Andy Fields, a British businessman, purchased what he believed to be a child’s drawing at a yard sale in 2010, in Las Vegas. Fields was correct that a child rendered the drawing, however, he never imagined that the child artist was world famous. The artist of this drawing was none other than pop-art pioneer, Andy Warhol. Warhol sketched the drawing when he was around 10 years old, and was on bed rest, suffering from cholera. The picture depicts the 1930’s singer, Rudy Vallee.

This early piece of Warhol art has been appraised at a value of roughly $2 million.
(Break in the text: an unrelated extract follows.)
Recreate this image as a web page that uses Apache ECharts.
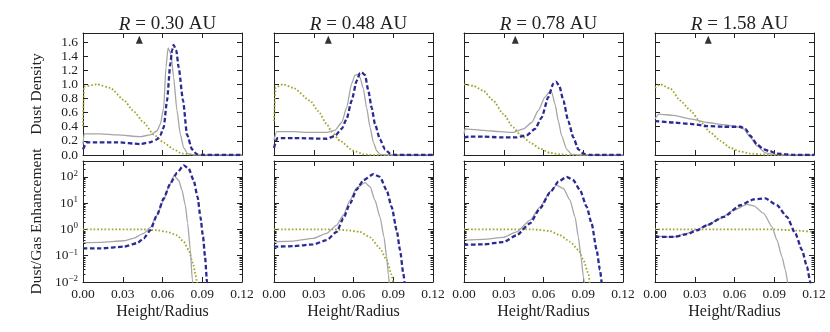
<!DOCTYPE html>
<html>
<head>
<meta charset="utf-8">
<script src="https://cdn.jsdelivr.net/npm/echarts@6/dist/echarts.min.js"></script>
<style>
  html, body { margin: 0; padding: 0; background: #fff; }
  #chart { width: 830px; height: 332px; }
</style>
</head>
<body>
<div id="chart"></div>
<script>
// panel labels and the little marker on top of each density panel
const radii = ['0.30', '0.48', '0.78', '1.58'];
const markerX = [0.0425, 0.041, 0.0387, 0.0402];
const markerY = 1.63;

// top row: dust density  [height/radius, density]
const densGas030 = [[0,0.41],[0.0008,0.97],[0.0106,1.0],[0.0206,0.95],[0.0307,0.78],[0.0382,0.62],[0.0458,0.46],[0.0533,0.29],[0.0609,0.175],[0.0684,0.08],[0.0747,0.02],[0.085,0],[0.12,0]];
const densGray030 = [[0,0.15],[0.0008,0.30],[0.0131,0.30],[0.0257,0.285],[0.0433,0.26],[0.0508,0.285],[0.0558,0.34],[0.0584,0.44],[0.0609,0.67],[0.0626,1.24],[0.0642,1.515],[0.0664,1.43],[0.0684,1.10],[0.0709,0.63],[0.0735,0.29],[0.076,0.10],[0.079,0.02],[0.085,0],[0.12,0]];
const densNavy030 = [[0,0.08],[0.003,0.18],[0.0257,0.18],[0.0433,0.155],[0.0508,0.18],[0.0558,0.22],[0.0584,0.28],[0.0609,0.39],[0.0634,0.77],[0.0659,1.29],[0.0672,1.48],[0.0684,1.56],[0.0704,1.48],[0.0722,1.24],[0.0755,0.77],[0.0785,0.29],[0.0823,0.08],[0.086,0.01],[0.09,0],[0.12,0]];

const densGas048 = [[0,0.48],[0.0013,0.96],[0.007,1.0],[0.0146,0.95],[0.0272,0.77],[0.0335,0.62],[0.0397,0.44],[0.0435,0.33],[0.0498,0.20],[0.0599,0.06],[0.068,0.01],[0.075,0],[0.12,0]];
const densGray048 = [[0,0.21],[0.002,0.33],[0.0146,0.33],[0.0272,0.32],[0.0397,0.32],[0.046,0.35],[0.0511,0.46],[0.0548,0.67],[0.0586,1.01],[0.0611,1.13],[0.0629,1.14],[0.0649,1.10],[0.0674,0.94],[0.0699,0.67],[0.0725,0.39],[0.075,0.18],[0.0775,0.06],[0.08,0.01],[0.085,0],[0.12,0]];
const densNavy048 = [[0,0.10],[0.0025,0.24],[0.0146,0.24],[0.0397,0.23],[0.046,0.27],[0.0511,0.37],[0.0548,0.51],[0.0586,0.77],[0.0624,1.05],[0.0649,1.16],[0.0662,1.17],[0.0687,1.13],[0.0712,0.91],[0.0737,0.67],[0.0762,0.44],[0.08,0.22],[0.0838,0.08],[0.0875,0.02],[0.092,0],[0.12,0]];

const densGas078 = [[0,1.0],[0.007,0.98],[0.0146,0.91],[0.0221,0.77],[0.0297,0.58],[0.0372,0.39],[0.0423,0.29],[0.0498,0.18],[0.0574,0.09],[0.0649,0.03],[0.0725,0.01],[0.08,0],[0.12,0]];
const densGray078 = [[0,0.30],[0.0008,0.37],[0.0146,0.35],[0.0272,0.33],[0.0372,0.32],[0.0448,0.37],[0.0511,0.46],[0.0561,0.63],[0.0611,0.82],[0.0649,0.90],[0.0662,0.89],[0.0687,0.72],[0.0712,0.48],[0.0737,0.27],[0.0775,0.08],[0.0813,0.01],[0.086,0],[0.12,0]];
const densNavy078 = [[0,0.25],[0.0045,0.26],[0.0146,0.26],[0.0272,0.25],[0.0397,0.25],[0.0473,0.28],[0.0536,0.37],[0.0586,0.53],[0.0636,0.82],[0.0674,1.01],[0.0694,1.04],[0.0719,0.98],[0.075,0.77],[0.0787,0.48],[0.0825,0.25],[0.0863,0.08],[0.0901,0.02],[0.095,0],[0.12,0]];

const densGas158 = [[0,0.95],[0.004,1.0],[0.0116,0.94],[0.0191,0.77],[0.0267,0.63],[0.0342,0.47],[0.0418,0.32],[0.0493,0.20],[0.0569,0.10],[0.0644,0.05],[0.072,0.02],[0.0795,0.01],[0.086,0],[0.12,0]];
const densGray158 = [[0,0.51],[0.0028,0.58],[0.0141,0.56],[0.0267,0.51],[0.0392,0.46],[0.0518,0.43],[0.0619,0.40],[0.0669,0.37],[0.072,0.25],[0.077,0.13],[0.0833,0.03],[0.0896,0.01],[0.095,0],[0.12,0]];
const densNavy158 = [[0,0.48],[0.0141,0.46],[0.0267,0.44],[0.0392,0.41],[0.0518,0.40],[0.0644,0.40],[0.0682,0.37],[0.072,0.27],[0.077,0.15],[0.082,0.08],[0.087,0.05],[0.0921,0.02],[0.0996,0.01],[0.105,0],[0.12,0]];

// bottom row: dust/gas enhancement (log)
const enhGas030 = [[0,1],[0.0458,1],[0.0558,0.93],[0.0634,0.81],[0.0709,0.60],[0.076,0.34],[0.0797,0.166],[0.083,0.051],[0.0848,0.021],[0.086,0.010],[0.087,0.005]];
const enhGray030 = [[0,0.31],[0.0131,0.32],[0.0307,0.37],[0.0382,0.46],[0.0458,0.71],[0.0508,1.19],[0.0558,3.5],[0.0609,12.9],[0.0647,41.7],[0.0687,110],[0.0722,74],[0.0747,31],[0.0772,8.3],[0.079,1.7],[0.081,0.166],[0.0825,0.012],[0.0835,0.005]];
const enhNavy030 = [[0,0.19],[0.0131,0.19],[0.0307,0.22],[0.0408,0.30],[0.0458,0.46],[0.0508,0.93],[0.0558,3.5],[0.0609,15],[0.0659,56],[0.0709,141],[0.076,275],[0.0797,209],[0.0835,74],[0.0865,17],[0.0886,3.0],[0.0906,0.52],[0.0921,0.091],[0.0936,0.010],[0.0943,0.004]];

const enhGas048 = [[0,1],[0.0448,1],[0.0548,0.93],[0.0649,0.81],[0.0725,0.50],[0.08,0.19],[0.085,0.069],[0.0888,0.019],[0.0901,0.009],[0.091,0.005]];
const enhGray048 = [[0,0.34],[0.0146,0.36],[0.0297,0.46],[0.0397,0.71],[0.0473,1.45],[0.0523,3.5],[0.0574,13],[0.0624,39],[0.0687,60],[0.0725,42],[0.0762,12.9],[0.08,3.0],[0.083,0.52],[0.085,0.091],[0.0863,0.019],[0.087,0.009]];
const enhNavy048 = [[0,0.22],[0.0146,0.23],[0.0297,0.27],[0.0397,0.39],[0.0473,0.81],[0.0523,2.6],[0.0574,9.7],[0.0624,33],[0.0674,74],[0.075,126],[0.08,100],[0.085,31],[0.0888,7.2],[0.0926,0.93],[0.0951,0.166],[0.0976,0.021],[0.0986,0.009]];

const enhGas078 = [[0,1],[0.0523,1],[0.0649,0.87],[0.0725,0.60],[0.08,0.34],[0.0863,0.166],[0.0901,0.069],[0.0939,0.021],[0.0951,0.009],[0.096,0.005]];
const enhGray078 = [[0,0.39],[0.0146,0.42],[0.0297,0.50],[0.0397,0.81],[0.0498,2.24],[0.0574,7.2],[0.0649,27],[0.0699,48],[0.075,36],[0.08,12.9],[0.0838,3.0],[0.0863,0.52],[0.0883,0.091],[0.0901,0.016],[0.0908,0.009]];
const enhNavy078 = [[0,0.26],[0.0146,0.27],[0.0297,0.33],[0.0397,0.60],[0.0498,1.7],[0.0574,6.3],[0.0649,25],[0.0712,65],[0.0775,100],[0.0825,74],[0.0876,31],[0.0926,7.2],[0.0963,1.7],[0.1001,0.166],[0.1026,0.029],[0.1039,0.009]];

const enhGas158 = [[0,1],[0.0896,1],[0.0996,0.95],[0.107,0.90],[0.12,0.80]];
const enhGray158 = [[0,0.56],[0.0141,0.52],[0.0242,0.71],[0.0317,1.0],[0.0392,1.45],[0.0493,2.6],[0.0594,5.4],[0.0694,8.9],[0.0745,7.8],[0.082,4.1],[0.0883,1.26],[0.0921,0.39],[0.0958,0.091],[0.0984,0.029],[0.1001,0.009]];
const enhNavy158 = [[0,0.52],[0.0141,0.52],[0.0242,0.66],[0.0317,0.93],[0.0392,1.45],[0.0518,3.0],[0.0644,8.3],[0.0745,13.8],[0.0833,15.1],[0.0921,8.3],[0.0996,3.0],[0.1059,0.71],[0.1109,0.166],[0.1147,0.038],[0.1172,0.010],[0.118,0.005]];

const densSets = [
    [densGas030, densGray030, densNavy030],
    [densGas048, densGray048, densNavy048],
    [densGas078, densGray078, densNavy078],
    [densGas158, densGray158, densNavy158]
];
const enhSets = [
    [enhGas030, enhGray030, enhNavy030],
    [enhGas048, enhGray048, enhNavy048],
    [enhGas078, enhGray078, enhNavy078],
    [enhGas158, enhGray158, enhNavy158]
];

// minor ticks of the log axis: 2..9 times each decade
let minorTicks = [];
for (let e = -2; e <= 2; e++) {
    for (let k = 2; k <= 9; k++) {
        let v = k * Math.pow(10, e);
        if (v < 400) minorTicks.push([0, v]);
    }
}

const font = 'Liberation Serif';
const ink = '#222';
const lineStyles = [
    {color: '#a3a329', width: 1.8, type: [1.6, 2], cap: 'butt'},
    {color: '#a6a6a6', width: 1.3, type: 'solid'},
    {color: '#2b2a93', width: 2.3, type: [4.5, 2.5], cap: 'butt'}
];

const panelLeft = [83, 274, 464, 655];
const panelW = 159;
const rowTop = [33, 161];
const rowH = [122, 121];

const chart = echarts.init(document.getElementById('chart'));

let grids = [], xAxes = [], yAxes = [], series = [], titles = [];

function supLabel(v) {
    let e = Math.round(Math.log10(v));
    return '10{sup|' + (e < 0 ? '\u2212' + (-e) : e) + '}';
}

function renderMinor(params, api) {
    let v = api.value(1);
    let a = api.coord([0, v]);
    let b = api.coord([0.12, v]);
    let y = Math.round(a[1]) + 0.5;
    return {
        type: 'group',
        children: [
            {type: 'line', shape: {x1: a[0], y1: y, x2: a[0] + 2.5, y2: y}, style: {stroke: ink, lineWidth: 1}},
            {type: 'line', shape: {x1: b[0] - 2.5, y1: y, x2: b[0], y2: y}, style: {stroke: ink, lineWidth: 1}}
        ]
    };
}

for (let row = 0; row < 2; row++) {
    for (let col = 0; col < 4; col++) {
        let g = row * 4 + col;
        grids.push({
            left: panelLeft[col], top: rowTop[row], width: panelW, height: rowH[row],
            outerBoundsMode: 'none', containLabel: false
        });
        let tick = {show: true, inside: true, length: 5, lineStyle: {color: ink}};
        let line = {show: true, onZero: false, lineStyle: {color: ink, width: 1}};
        let xBase = {
            type: 'value', gridIndex: g, min: 0, max: 0.12, interval: 0.03,
            axisLine: line, axisTick: tick, splitLine: {show: false}
        };
        xAxes.push(Object.assign({}, xBase, {
            position: 'bottom',
            axisLabel: {
                show: row === 1, margin: 5, fontFamily: font, fontSize: 13.5, color: ink,
                formatter: v => v.toFixed(2)
            },
            name: row === 1 ? 'Height/Radius' : '', nameLocation: 'middle', nameGap: 22,
            nameTextStyle: {fontFamily: font, fontSize: 16, color: ink}
        }));
        xAxes.push(Object.assign({}, xBase, {position: 'top', axisLabel: {show: false}}));

        let yBase;
        if (row === 0) {
            yBase = {type: 'value', gridIndex: g, min: 0, max: 1.727, interval: 0.2};
        } else {
            yBase = {type: 'log', gridIndex: g, min: 0.01, max: 400, logBase: 10, splitNumber: 5};
        }
        Object.assign(yBase, {axisLine: line, axisTick: tick, splitLine: {show: false}});
        yAxes.push(Object.assign({}, yBase, {
            position: 'left',
            axisLabel: {
                show: col === 0, margin: 5, fontFamily: font, fontSize: 13.5, color: ink,
                showMaxLabel: false,
                formatter: row === 0 ? (v => v.toFixed(1)) : supLabel,
                rich: {sup: {fontFamily: font, fontSize: 9, color: ink, padding: [0, 0, 7, 0]}}
            },
            name: col === 0 ? (row === 0 ? 'Dust Density' : 'Dust/Gas Enhancement') : '',
            nameLocation: 'middle', nameGap: 38,
            nameTextStyle: {fontFamily: font, fontSize: 15.5, color: ink}
        }));
        yAxes.push(Object.assign({}, yBase, {position: 'right', axisLabel: {show: false}}));

        let sets = row === 0 ? densSets[col] : enhSets[col];
        sets.forEach((data, k) => {
            series.push({
                type: 'line', xAxisIndex: 2 * g, yAxisIndex: 2 * g, data: data,
                showSymbol: false, symbol: 'none', smooth: 0.2, smoothMonotone: 'x',
                lineStyle: lineStyles[k], silent: true, clip: true, z: 2 + k
            });
        });

        if (row === 0) {
            series.push({
                type: 'scatter', xAxisIndex: 2 * g, yAxisIndex: 2 * g,
                data: [[markerX[col], markerY]], symbol: 'triangle', symbolSize: [7, 8],
                itemStyle: {color: '#000'}, silent: true, z: 6
            });
            titles.push({
                text: '{it|R} = ' + radii[col] + ' AU',
                left: panelLeft[col] + panelW / 2, top: 10, textAlign: 'center',
                textStyle: {
                    fontFamily: font, fontSize: 19, fontWeight: 'normal', color: ink,
                    rich: {it: {fontFamily: font, fontSize: 19, fontStyle: 'italic', color: ink}}
                }
            });
        } else {
            series.push({
                type: 'custom', xAxisIndex: 2 * g, yAxisIndex: 2 * g,
                data: minorTicks, renderItem: renderMinor, silent: true, clip: false, z: 7
            });
        }
    }
}

chart.setOption({
    animation: false,
    backgroundColor: '#fff',
    title: titles,
    grid: grids,
    xAxis: xAxes,
    yAxis: yAxes,
    series: series
});
</script>
</body>
</html>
However, Fields is still the owner of the piece and is unsure of whether or not he will sell it. If he does sell the drawing at $2 million, his investment will have increased 400,000 times.

2. Ceramic Bowl Purchased for $3, Sold at Auction for $2.2 million

Garage Sale Valuable bowl

A New York family purchased this white bowl for $3 at a garage sale in 2007. The family could have never imagined that this 5-½-inch piece of china could be worth millions.

After six years, the family had the bowl appraised. They learned that it originated from China’s Northern Song Dynasty, and was worth $200,000-$300,000. In March of 2013, the family put the bowl up for auction at Sotheby’s, where the winning bid was from Giuseppe Eskenazi, a British art dealer. The bowl sold for $2.2 million dollars, or over 733,333 times their investment.

1. Tudor Bed Frame Purchase for £2,200, Now Worth £20 Million

only surviving Tudor bed frame

Daily Mail UK
This intricately carved four-post bed was dumped in the hotel parking lot of the former Redland House Hotel in Hough Green, Chester, England, when builders were renovating the property. Ian Coulson purchased the bed for £2,200, in 2010. Coulson, a four-post bed specialist, spotted the item when it was listed on the Internet. Once the bed was in his hands, he approached a TV historian, Jonathan Foyle, with the suspicion that there was greater significance to the bed.

Foyle confirmed that this four-post bed was the only surviving Tudor bed. This was proven when DNA testing of the timber revealed that the bed, in fact, belonged to King Henry VII, back in 1486. The bed was estimated to be worth over £20 Million. The bed will remain on display in the Long Gallery at Hever Castle in Kent until November 22, 2015.